Blackstone Group (BX), builder of the biggest single-family rental home business in the U.S., is using its experience to replicate the model in Spain, where property prices have dropped 40 percent since the 2007 peak. The world’s largest private equity firm agreed in July to purchase 18 apartment buildings from the city of Madrid for €125.5 million ($173 million). “Building a business from scratch without a single employee and buying something like $150 million in homes per week requires a learning process,” Anthony Myers, senior managing director of real estate at Blackstone, said at a conference in Barcelona in mid-October. “When we looked at the situation in Spain, we thought we could see something similar, where we could replicate a lot of the systems and technology that we created in the U.S.”

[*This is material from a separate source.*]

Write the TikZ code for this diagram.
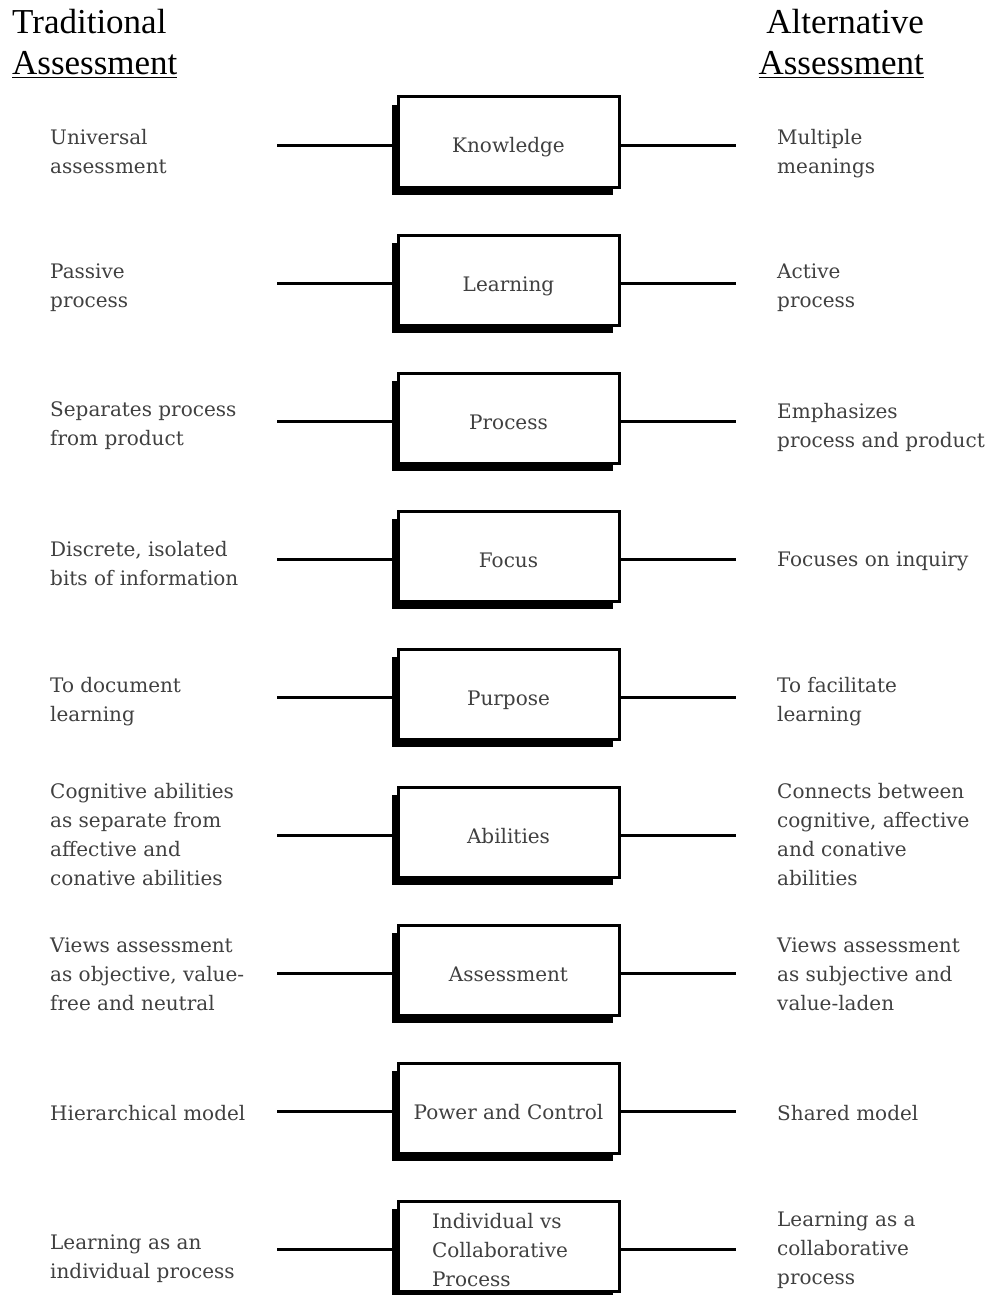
\documentclass[tikz,border=0pt]{standalone}
\usepackage{fontspec}
\usetikzlibrary{shadows}
\setmainfont{Liberation Serif}
\newfontfamily\bodyfam{DejaVu Serif}
\definecolor{txt}{HTML}{404040}
\newcommand{\bodyfont}{\bodyfam\fontsize{20}{29}\selectfont}
\newcommand{\bt}[2][-11pt]{\smash{\raisebox{#1}{#2}}}
\begin{document}
\begin{tikzpicture}[x=1pt,y=-1pt,
  stepbox/.style={draw, line width=3pt, fill=white, minimum width=221pt, minimum height=90pt,
    drop shadow={shadow xshift=-6pt, shadow yshift=-8pt, fill=black, opacity=1},
    font=\bodyfont, text=txt},
  lt/.style={anchor=west, align=left, inner sep=0pt, font=\bodyfont, text=txt},
  hdr/.style={inner sep=0pt, font=\rmfamily\fontsize{35}{41}\selectfont},
  conn/.style={line width=3pt}]
\useasboundingbox (0,0) rectangle (989,1295);
% headers
\node[hdr, anchor=base west] (h1) at (12,34) {Traditional};
\node[hdr, anchor=base west] (h2) at (12,75) {\underline{Assessment}};
\node[hdr, anchor=base east] (h3) at (924,34) {Alternative};
\node[hdr, anchor=base east] (h4) at (924,75) {\underline{Assessment}};
% boxes
\node[stepbox] (b1) at (508.5,142) {\bt{Knowledge}};
\node[stepbox] (b2) at (508.5,280) {\bt{Learning}};
\node[stepbox] (b3) at (508.5,418) {\bt{Process}};
\node[stepbox] (b4) at (508.5,556) {\bt{Focus}};
\node[stepbox] (b5) at (508.5,694) {\bt{Purpose}};
\node[stepbox] (b6) at (508.5,832) {\bt{Abilities}};
\node[stepbox] (b7) at (508.5,970) {\bt{Assessment}};
\node[stepbox] (b8) at (508.5,1108) {\bt{Power and Control}};
\node[stepbox] (b9) at (508.5,1246) {\bt[-40pt]{\parbox[b]{153pt}{\raggedright Individual vs\\Collaborative\\Process}}};
% left texts
\node[lt] (l1) at (50,152) {Universal\\assessment};
\node[lt] (l2) at (50,288) {Passive\\process};
\node[lt] (l3) at (50,426) {Separates process\\from product};
\node[lt] (l4) at (50,564) {Discrete, isolated\\bits of information};
\node[lt] (l5) at (50,702) {To document\\learning};
\node[lt] (l6) at (50,835) {Cognitive abilities\\as separate from\\affective and\\conative abilities};
\node[lt] (l7) at (50,974) {Views assessment\\as objective, value-\\free and neutral};
\node[lt] (l8) at (50,1113) {Hierarchical model};
\node[lt] (l9) at (50,1259) {Learning as an\\individual process};
% right texts
\node[lt] (r1) at (777,154) {Multiple\\meanings};
\node[lt] (r2) at (777,288) {Active\\process};
\node[lt] (r3) at (777,427) {Emphasizes\\process and product};
\node[lt] (r4) at (777,561) {Focuses on inquiry};
\node[lt] (r5) at (777,702) {To facilitate\\learning};
\node[lt] (r6) at (777,835) {Connects between\\cognitive, affective\\and conative\\abilities};
\node[lt] (r7) at (777,974) {Views assessment\\as subjective and\\value-laden};
\node[lt] (r8) at (777,1113) {Shared model};
\node[lt] (r9) at (777,1250) {Learning as a\\collaborative\\process};
% connectors
\foreach \i/\y in {1/145,2/283,3/421,4/559,5/697,6/835,7/973,8/1111,9/1249}{
  \coordinate (pl\i) at (277,\y);
  \coordinate (pr\i) at (736,\y);
  \draw[conn] (pl\i) -- (pl\i -| b\i.west);
  \draw[conn] (pr\i -| b\i.east) -- (pr\i);
}
\end{tikzpicture}
\end{document}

Spending $7.5 billion to buy 40,000 homes in the U.S., Blackstone has targeted mainly foreclosed single-family properties, renovated them, and sought tenants. The firm is taking a different approach in Spain, where it’s competing with foreign and domestic distressed property investors who are seeking to make bulk purchases of low-cost housing units, mainly already-occupied apartments, in cities where local governments need to sell assets to trim deficits. “They’re focusing on homes complete with tenants and assured rental income in large urban areas like Madrid, where there’s high demand and most people’s salaries can meet the rent,” says Fernando Encinar, co-founder of Idealista.com, Spain’s largest property website.

$173m

Price Blackstone paid for 18 apartment buildings in Madrid
 

40%

Drop in Spanish property prices since the 2007 peak
 

€1.5b

Projected real estate sales in 2013 by Spain’s bad bank

While Spain traditionally has a lower percentage of renters than the U.S., the government last year introduced measures to increase demand in the rental market by abolishing tax breaks for individual home buyers. Legislation was passed to protect landlords by allowing them to raise rents above the annual inflation rate, speeding up evictions of tenants who don’t pay and reducing the length of leases, which means owners can raise prices more frequently.

The government has pledged that Sareb, a bank it set up last year to acquire soured real estate assets at a discount from bailed-out banks, will sell €1.5 billion of assets this year. Private equity firm H.I.G. Capital agreed in August to buy a majority stake in a portfolio of about 1,000 homes from Sareb. Juan Barba, head of real estate for the bank, says it will prepare a portfolio of rental housing to sell next year in response to investor demand. “This type of sale will be flavor-of-the-month in coming years,” says Alfredo Laffitte, head of sales to investors at Banco Sabadell.

Goldman Sachs (GS) and Azora Capital, a Madrid-based private equity firm, outbid Blackstone in August by agreeing to pay almost 20 percent above the asking price for 32 social-housing developments sold by the capital’s regional government. Blackstone and Goldman Sachs are again competing to purchase a portfolio from the regional government, according to a person with knowledge of the bidding who asked not to be identified because the information is private. The portfolio includes 22 developments with 1,458 housing units and 1,588 garages situated in and around the capital, according to an investor presentation.

Spain has the highest rate of homeownership in the euro area after Slovakia and Estonia: About 83 percent of dwellings are owned by the people who live in them. The weak economy is changing Spaniards’ mentality, says Mikel Echavarren, chief executive officer of Irea, a Madrid-based restructuring firm. He estimates the rental market in Spain will double in coming years. The downturn has also hurt rents in Madrid, which have fallen 19 percent from their June 2008 peak. In Barcelona, Spain’s second-largest city, rents have dropped 24 percent, according to Idealista data. That doesn’t trouble investors. “Job insecurity, salaries that are frozen or falling, and bad experiences with mortgages and foreclosures are all going to translate into a barbaric rise in the demand for rental accommodation,” Echavarren says.